Axe 3 : Circulations et recompositions des savoirs et des pratiques
Cet axe traite des pratiques, croyances, savoirs et contenus de formation qui circulent grâce aux acteurs religieux. Il s’agira d’évaluer dans quelle mesure les circulations transnationales des spécialistes religieux et de leurs savoirs(-faire) ont un impact sur l’organisation, les contenus et les supports (matériels ou dématérialisés) des formations religieuses. La formation peut être organisée par des réseaux religieux transnationaux et amener à des déplacements et des circuits de formation dans la mobilité, par les pays d’accueil qui jugent nécessaire de prendre en main le paysage de la formation religieuse. ; Elle peut également être fabriquée de toute pièce « par le bas » par les migrants dans leur rencontre avec leur vocation.
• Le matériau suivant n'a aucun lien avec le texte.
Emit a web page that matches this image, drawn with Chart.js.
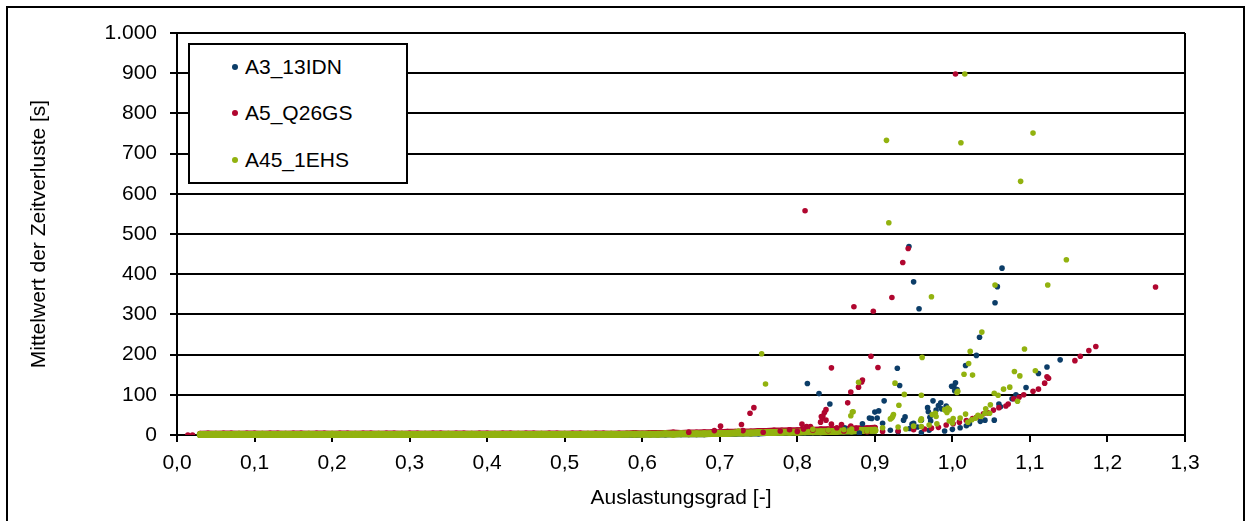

Comment la formation des spécialistes religieux s’adapte-t-elle alors à l’influence des réseaux diasporiques et migratoires, ainsi qu’aux aspirations grandissantes à la mobilité internationale des jeunes en formation, comme des spécialistes religieux en quête de notoriété ? Nous interrogerons les évolutions des contenus et supports des formations, leurs recompositions mais aussi leurs hybridations éventuelles, pouvant faire émerger des références professionnelles, religieuses, culturelles, linguistiques et identitaires, à la fois « de là-bas », « d’ici » et « d’ailleurs ». Les références théologiques mobilisées par les spécialistes religieux étudiés seront ainsi interrogées sous leurs déclinaisons traditionnelles, récentes, mobiles, réappropriées ou réadaptées au contexte d’accueil.